One of my earliest memories of playing video games is playing incredible amounts of Teenage Mutant Ninja Turtles II at my uncle’s house. The 2D beat-em-up is a genre that suffers from the problem of having a formula that is almost too simple: walk from one side of the screen to the other while mashing the punch button as much as possible. Sometimes you have to do a little light platforming, but mostly it is a straightforward punch-fest. There have been a few variations on the theme (the implementation of Devil May Cry-esque combos or the implementation of a rudimentary upgrade system or even the addition of an inventory) but the core concept has remained refreshingly pure. These games thrive on fast, flowing action that is reminiscent of quarter-munching arcade games of the past, where exposition only gets in the way and nothing matters more than the enjoyment gained from sitting on the couch with your friends and killing some time by punching monsters or robots or hipsters.
It’s this fast pace that Moon Diver promises when you boot it up and to some extent delivers—although not quite as well as you’d hope. You want fast-paced action and lots of enemies to punch your way through? Well, Moon Diver has those things, provided you never, ever use your special powers, which all trigger a five-second animation that completely freezes all other gameplay. Five seconds might seem like a piddling amount, but it makes a huge difference when you’re playing with friends (and Moon Diver is meant to be played with friends, make no mistake). As my brother and I played, we kept losing track of where our characters were because once the flashy cutscene ended, we had to find out where our people had been left after the effects of the move hit. This only happens with particular moves, though. Other special moves have no such animations, although if you decide to team up with other players, you can cast spells for free—at the price of another five second cutscene.
New powers can be unlocked by finding them as you traverse a level, although these discovered powers cannot be accessed until the current level is complete. Once that happens, you can upgrade your Moon Diver’s health, magic, or assign them new powers. It’s a fairly rudimentary bit of RPG sprinkled onto the system a la the Scott Pilgrim game, although Pilgrim levels the player up automatically (and allows for the immediate use of new powers).

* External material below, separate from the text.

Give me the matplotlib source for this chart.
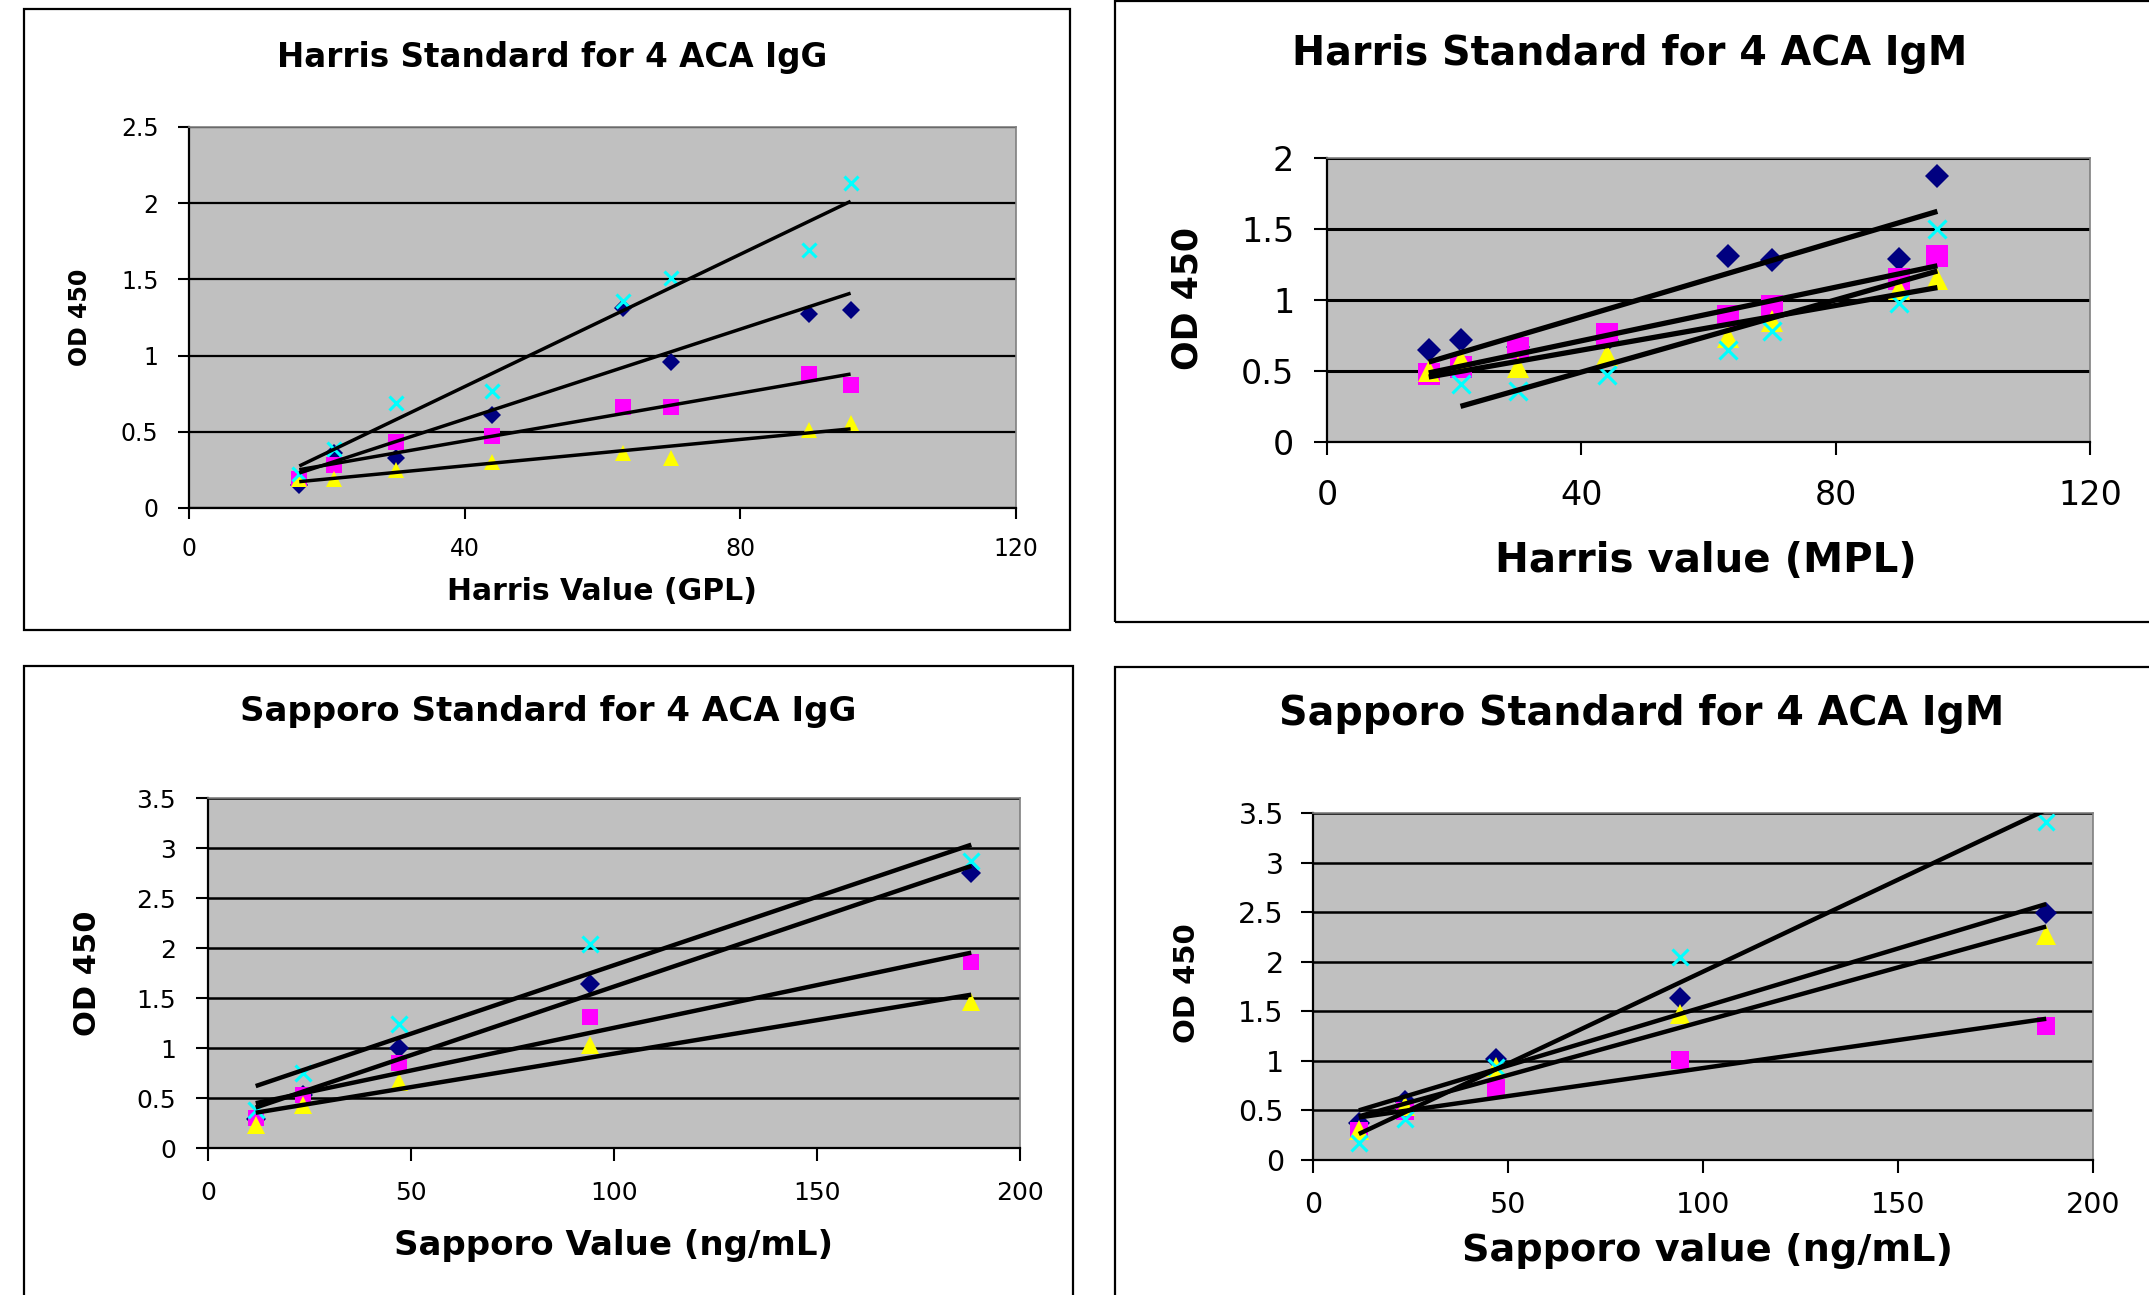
import numpy as np
import matplotlib
matplotlib.use("Agg")
import matplotlib.pyplot as plt
from matplotlib.patches import Rectangle
from matplotlib.ticker import FuncFormatter, MultipleLocator

plt.rcParams['font.family'] = ['DejaVu Sans']

# ---------------- data (read from the reference) ----------------
harris_x = [16, 21, 30, 44, 63, 70, 90, 96]

harris_igg_navy = [0.15, 0.36, 0.33, 0.61, 1.31, 0.96, 1.27, 1.30]
harris_igg_magenta = [0.19, 0.28, 0.43, 0.47, 0.66, 0.66, 0.88, 0.81]
harris_igg_yellow = [0.19, 0.19, 0.25, 0.30, 0.36, 0.33, 0.51, 0.56]
harris_igg_cyan = [0.22, 0.39, 0.69, 0.77, 1.36, 1.51, 1.69, 2.13]

harris_igm_navy = [0.65, 0.72, 0.67, 0.72, 1.31, 1.28, 1.29, 1.87]
harris_igm_magenta = [0.48, 0.53, 0.66, 0.76, 0.89, 0.96, 1.15, 1.31]
harris_igm_yellow = [0.50, 0.58, 0.53, 0.61, 0.74, 0.85, 1.08, 1.15]
harris_igm_cyan = [np.nan, 0.41, 0.36, 0.47, 0.65, 0.78, 0.98, 1.50]

sapporo_x = [11.75, 23.5, 47, 94, 188]

sapporo_igg_navy = [0.29, 0.53, 1.00, 1.64, 2.75]
sapporo_igg_magenta = [0.30, 0.53, 0.85, 1.31, 1.86]
sapporo_igg_yellow = [0.23, 0.43, 0.66, 1.03, 1.46]
sapporo_igg_cyan = [0.38, 0.75, 1.24, 2.04, 2.87]

sapporo_igm_navy = [0.37, 0.60, 1.02, 1.63, 2.49]
sapporo_igm_magenta = [0.29, 0.49, 0.73, 1.01, 1.35]
sapporo_igm_yellow = [0.30, 0.54, 0.94, 1.47, 2.27]
sapporo_igm_cyan = [0.17, 0.41, 0.94, 2.05, 3.41]

titles = ["Harris Standard for 4 ACA IgG", "Harris Standard for 4 ACA IgM",
          "Sapporo Standard for 4 ACA IgG", "Sapporo Standard for 4 ACA IgM"]
xlabels = ["Harris Value (GPL)", "Harris value (MPL)",
           "Sapporo Value (ng/mL)", "Sapporo value (ng/mL)"]
ylabel = "OD 450"

# ---------------- styles ----------------
series_style = [
    dict(marker='D', color='#000080'),
    dict(marker='s', color='#FF00FF'),
    dict(marker='^', color='#FFFF00'),
    dict(marker='x', color='#00FFFF'),
]

W, H = 2149, 1295
fig = plt.figure(figsize=(W / 100, H / 100), dpi=100)


def fx(x):
    return x / W


def fy(y):
    return 1 - y / H


panels = [
    dict(frame=(24, 9, 1070, 630), plot=(189, 127, 1016, 508),
         title_xy=(552, 67), title_fs=23.5, xlabel_xy=(602, 600), xlabel_fs=21.5,
         ylabel_xy=(80, 317), ylabel_fs=17, tick_fs=17, ticklen=8, ypad=14, xpad=13,
         xmax=120, xstep=40, ymax=2.5, ms=(9.5, 11, 12, 10), lw=2.5, gridlw=1.6,
         x=harris_x, ys=[harris_igg_navy, harris_igg_magenta, harris_igg_yellow, harris_igg_cyan]),
    dict(frame=(1115, 1, 2170, 622), plot=(1327, 158, 2090, 442),
         title_xy=(1630, 65), title_fs=28.5, xlabel_xy=(1706, 572), xlabel_fs=29,
         ylabel_xy=(1187, 298), ylabel_fs=25, tick_fs=24, ticklen=9.5, ypad=14, xpad=17,
         xmax=120, xstep=40, ymax=2.0, ms=(12.5, 15.5, 16, 13), lw=3.8, gridlw=2.2,
         x=harris_x, ys=[harris_igm_navy, harris_igm_magenta, harris_igm_yellow, harris_igm_cyan]),
    dict(frame=(24, 666, 1073, 1310), plot=(208, 798, 1020, 1148),
         title_xy=(548, 721), title_fs=24.5, xlabel_xy=(614, 1255), xlabel_fs=24.5,
         ylabel_xy=(87, 973), ylabel_fs=22, tick_fs=18, ticklen=9, ypad=14, xpad=15,
         xmax=200, xstep=50, ymax=3.5, ms=(10, 12, 13, 11), lw=3.2, gridlw=1.8,
         x=sapporo_x, ys=[sapporo_igg_navy, sapporo_igg_magenta, sapporo_igg_yellow, sapporo_igg_cyan]),
    dict(frame=(1115, 667, 2170, 1310), plot=(1313, 813, 2093, 1160),
         title_xy=(1642, 725), title_fs=28.5, xlabel_xy=(1708, 1261), xlabel_fs=27.5,
         ylabel_xy=(1187, 983), ylabel_fs=21, tick_fs=20.5, ticklen=9, ypad=12, xpad=13,
         xmax=200, xstep=50, ymax=3.5, ms=(11.5, 13, 14, 12), lw=3.2, gridlw=1.8,
         x=sapporo_x, ys=[sapporo_igm_navy, sapporo_igm_magenta, sapporo_igm_yellow, sapporo_igm_cyan]),
]

fmt = FuncFormatter(lambda v, p: f"{v:g}")

for i, p in enumerate(panels):
    # outer frame of each chart object
    x0, y0, x1, y1 = p['frame']
    fig.patches.append(Rectangle((fx(x0), fy(y1)), fx(x1 - x0), (y1 - y0) / H,
                                 transform=fig.transFigure, fill=False,
                                 edgecolor='black', linewidth=1.6, zorder=0))
    px0, py0, px1, py1 = p['plot']
    ax = fig.add_axes([fx(px0), fy(py1), fx(px1 - px0), (py1 - py0) / H])
    ax.set_facecolor('#C0C0C0')
    ax.set_xlim(0, p['xmax'])
    ax.set_ylim(0, p['ymax'])
    ax.xaxis.set_major_locator(MultipleLocator(p['xstep']))
    ax.yaxis.set_major_locator(MultipleLocator(0.5))
    ax.xaxis.set_major_formatter(fmt)
    ax.yaxis.set_major_formatter(fmt)
    ax.set_axisbelow(True)
    ax.yaxis.grid(True, color='black', linewidth=p['gridlw'])
    ax.xaxis.grid(False)
    for s in ('left', 'bottom'):
        ax.spines[s].set_color('black')
        ax.spines[s].set_linewidth(1.6)
    for s in ('top', 'right'):
        ax.spines[s].set_color('#808080')
        ax.spines[s].set_linewidth(1.2)
    ax.tick_params(axis='both', direction='out', length=p['ticklen'], width=1.5,
                   colors='black', labelsize=p['tick_fs'])
    ax.tick_params(axis='y', pad=p['ypad'])
    ax.tick_params(axis='x', pad=p['xpad'])

    xs = np.array(p['x'], dtype=float)
    for k, (yv, st) in enumerate(zip(p['ys'], series_style)):
        yv = np.array(yv, dtype=float)
        ms = p['ms'][k]
        if st['marker'] == 'x':
            ax.plot(xs, yv, linestyle='none', marker='x', color=st['color'],
                    markersize=ms, markeredgewidth=2.2, zorder=2, clip_on=False)
        else:
            ax.plot(xs, yv, linestyle='none', marker=st['marker'], color=st['color'],
                    markersize=ms, markeredgewidth=0, zorder=2, clip_on=False)
    # linear trend lines (drawn on top, as in the original)
    for yv in p['ys']:
        yv = np.array(yv, dtype=float)
        m = np.isfinite(yv)
        slope, icpt = np.polyfit(xs[m], yv[m], 1)
        xe = np.array([xs[m].min(), xs[m].max()])
        ax.plot(xe, slope * xe + icpt, color='black', linewidth=p['lw'],
                solid_capstyle='butt', zorder=3)

    fig.text(fx(p['title_xy'][0]), fy(p['title_xy'][1]), titles[i],
             ha='center', va='baseline', fontsize=p['title_fs'], fontweight='bold')
    fig.text(fx(p['xlabel_xy'][0]), fy(p['xlabel_xy'][1]), xlabels[i],
             ha='center', va='baseline', fontsize=p['xlabel_fs'], fontweight='bold')
    fig.text(fx(p['ylabel_xy'][0]), fy(p['ylabel_xy'][1]), ylabel, rotation=90,
             ha='center', va='center', fontsize=p['ylabel_fs'], fontweight='bold')

fig.savefig('out.png', dpi=100, facecolor='white')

Not being able to immediately access your new powers is a niggling complaint next to the game’s real problem, which is that its visuals are far too confused.
Find all the players if you think you can. I couldn’t.

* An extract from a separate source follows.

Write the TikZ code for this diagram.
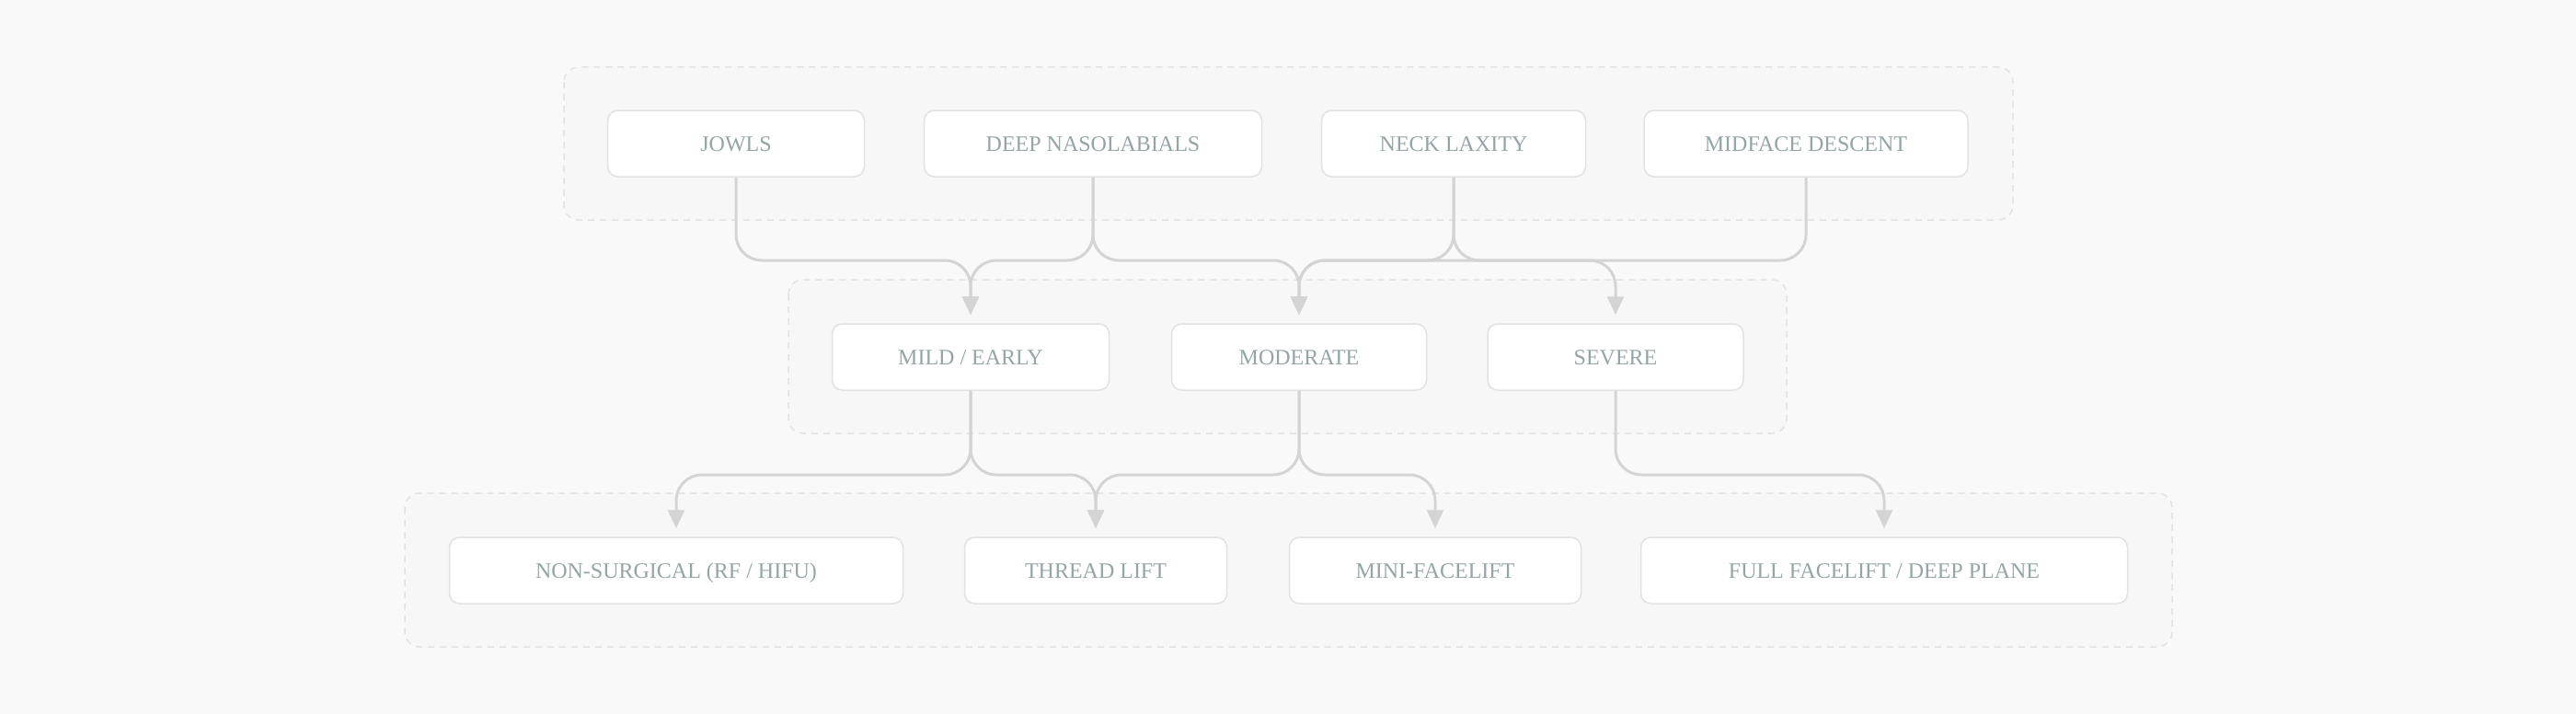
\documentclass[tikz,border=0pt]{standalone}
\usepackage{fontspec}
\setmainfont{Liberation Serif}
\usetikzlibrary{arrows.meta}

\definecolor{bgcol}{HTML}{F9F9F9}
\definecolor{grpcol}{HTML}{F7F7F7}
\definecolor{grpline}{HTML}{E2E2E2}
\definecolor{boxline}{HTML}{E2E2E2}
\definecolor{txtcol}{HTML}{95A5A6}
\definecolor{flowcol}{HTML}{D4D4D4}

\tikzset{
  group/.style={draw=grpline,fill=grpcol,line width=1.5pt,dash pattern=on 7pt off 6pt,rounded corners=16pt},
  bus/.style={to path={-- (\tikztostart |- #1) -| (\tikztotarget) \tikztonodes}}
}

\begin{document}
\begin{tikzpicture}[x=1pt,y=-1pt]

      \fill[bgcol] (0,0) rectangle (2800,776);
      \useasboundingbox (0,0) rectangle (2800,776);

      % groups
      \draw[group] (613,73)  rectangle (2188,239);
      \draw[group] (857,304) rectangle (1942,471);
      \draw[group] (440,536) rectangle (2361,703);

      \begin{scope}[every node/.style={draw=boxline,fill=white,line width=1.5pt,rounded corners=11pt,
          minimum height=72pt,inner sep=0pt,text height=16pt,text depth=0pt,text=txtcol,
          font=\fontsize{24}{28}\selectfont}]
        \node[minimum width=279pt] (1)  at (800,156)  {JOWLS};
        \node[minimum width=367pt] (2)  at (1188,156) {DEEP NASOLABIALS};
        \node[minimum width=287pt] (3)  at (1580,156) {NECK LAXITY};
        \node[minimum width=352pt] (4)  at (1963,156) {MIDFACE DESCENT};
        \node[minimum width=301pt] (5)  at (1055,388) {MILD / EARLY};
        \node[minimum width=277pt] (6)  at (1412,388) {MODERATE};
        \node[minimum width=278pt] (7)  at (1756,388) {SEVERE};
        \node[minimum width=493pt] (8)  at (735,620)  {NON-SURGICAL (RF / HIFU)};
        \node[minimum width=285pt] (9)  at (1191,620) {THREAD LIFT};
        \node[minimum width=317pt] (10) at (1560,620) {MINI-FACELIFT};
        \node[minimum width=529pt] (11) at (2048,620) {FULL FACELIFT / DEEP PLANE};
      \end{scope}

      \coordinate (b1) at (0,283);
      \coordinate (b2) at (0,516);

      \begin{scope}[every edge/.style={draw=flowcol,line width=3pt,rounded corners=28pt,
          -{Triangle[length=20pt,width=18pt]},shorten >=9pt}]
        \path (1) edge[bus=b1] (5);
        \path (2) edge[bus=b1] (5);
        \path (2) edge[bus=b1] (6);
        \path (3) edge[bus=b1] (6);
        \path (3) edge[bus=b1] (7);
        \path (4) edge[bus=b1] (6);
        \path (5) edge[bus=b2] (8);
        \path (5) edge[bus=b2] (9);
        \path (6) edge[bus=b2] (9);
        \path (6) edge[bus=b2] (10);
        \path (7) edge[bus=b2] (11);
      \end{scope}

    \end{tikzpicture}
\end{document}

The problems begin with the HUD, which takes up so much screen space that on several occasions I lost my character behind it. It takes up the top fifth of the screen, and with a full four player complement, it is even more ludicrous. It’s unnecessary and blown up to the size that it is in order to show the portrait of your character, which doesn’t really need to be that large. And it doesn’t really help to identify who is playing who anyway. The characters suffer from looking like the enemies (of which there are many), and with the fast pace that the game is trying to deliver, the screen frequently becomes too busy to tell what is going on, where your player is, and what—if anything—is trying to kill you. With a full complement of four players, it becomes even more difficult to determine who is who and what if anything is going on. It’s a shame, because when the combat works, and you can actually figure out what’s going on, it’s a lot of fun. An overactive visual design, however, keeps Moon Diver from being great.